All patients hospitalized from October 27, 2009, to February 5, 2010, with ILI were included in this prospective observational study. The IDU was organized and the staff was trained to provide intermediate care; patients were transferred to the ICU only if they required invasive ventilation, extracorporeal membrane oxygenation, or advanced cardiovascular support. Demographic data, clinical presentation, coexisting medical conditions, and laboratory and radiological findings were recorded and analyzed, as well as treatment and outcome data.


Overall, 108 patients (median age 36 years [IQR 27–54], 57.4% males) including 66.7% with =1 risk factor for severe influenza, 47.2% with confirmed 2009pI by RT-PCR and 63.9% with pneumonia, were enrolled in the study. All subjects received intravenous fluids and 83.3% were administered oseltamivir, 96.3% antibacterials, 19.4% oxygen therapy without ventilatory support, and 10.2% non-invasive ventilation. A total of 106 (98.1%) subjects were discharged after a 6-day median hospital stay [IQR 4–9]. Two patients (1.9%) were transferred to the ICU. There were no deaths.
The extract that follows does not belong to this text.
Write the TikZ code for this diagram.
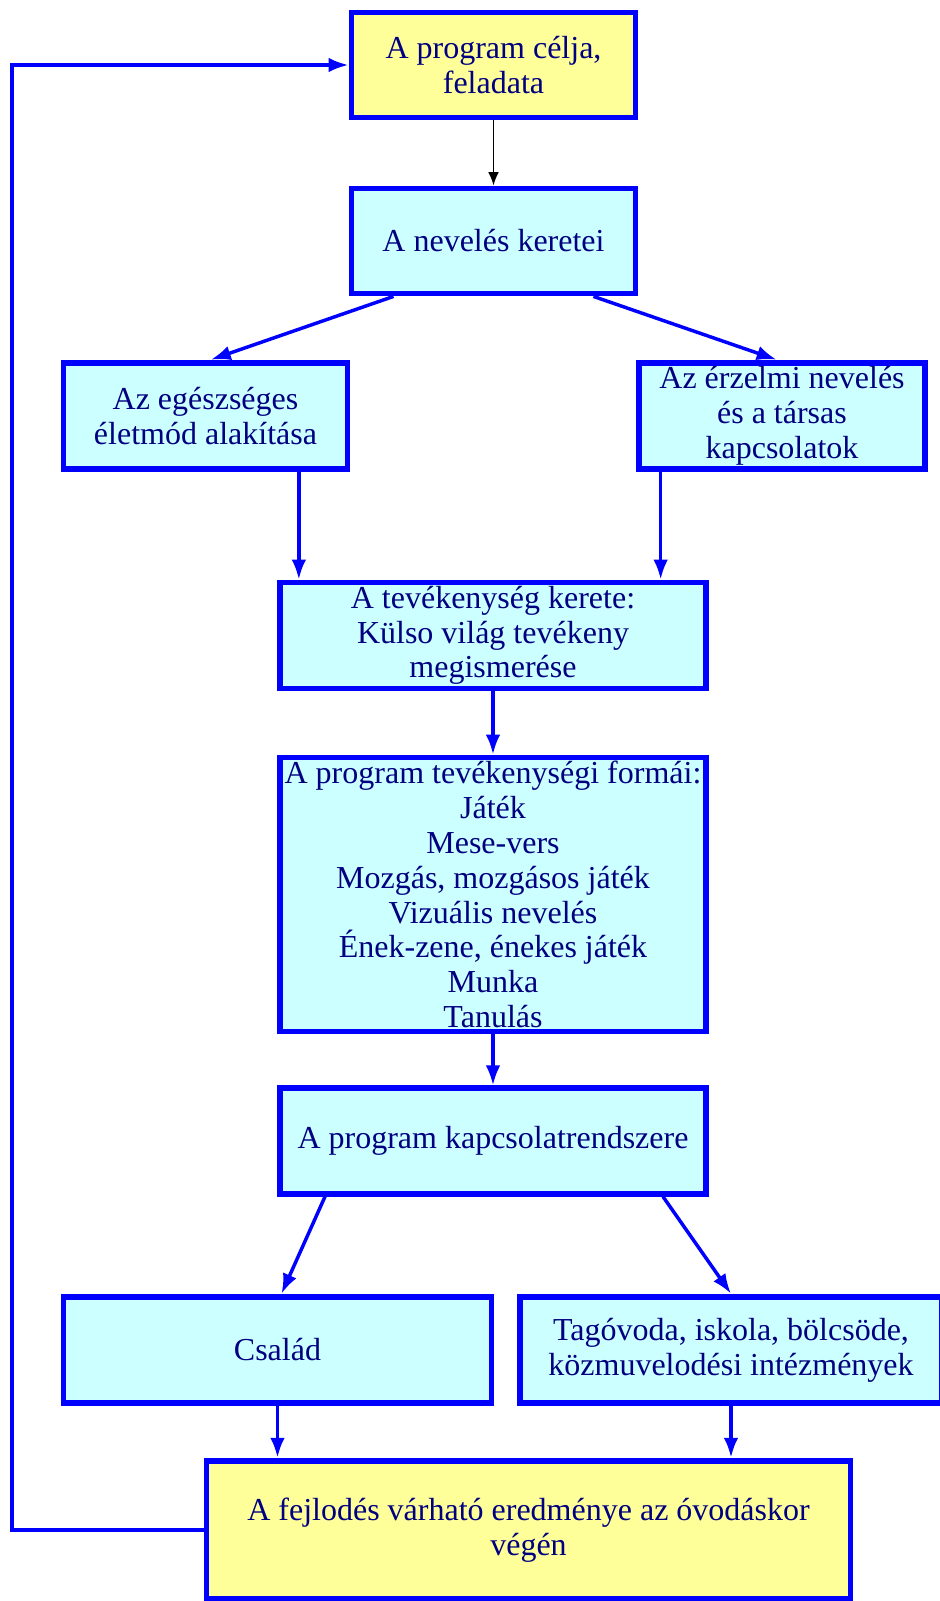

These results suggest that the aggressive treatment of patients with moderate intermediate severity 2009 pandemic ILI in non-ICU wards may result in a low rate of severe outcomes and brief hospitalization. IDUs, if properly organized for intermediate care, may efficiently provide correct disease management, in addition to complying with infection control requirements, thus reducing the burden of the pandemic on ICUs. Further studies are warranted to evaluate the outcome of patients with moderate intermediate 2009pI in different non-ICU settings.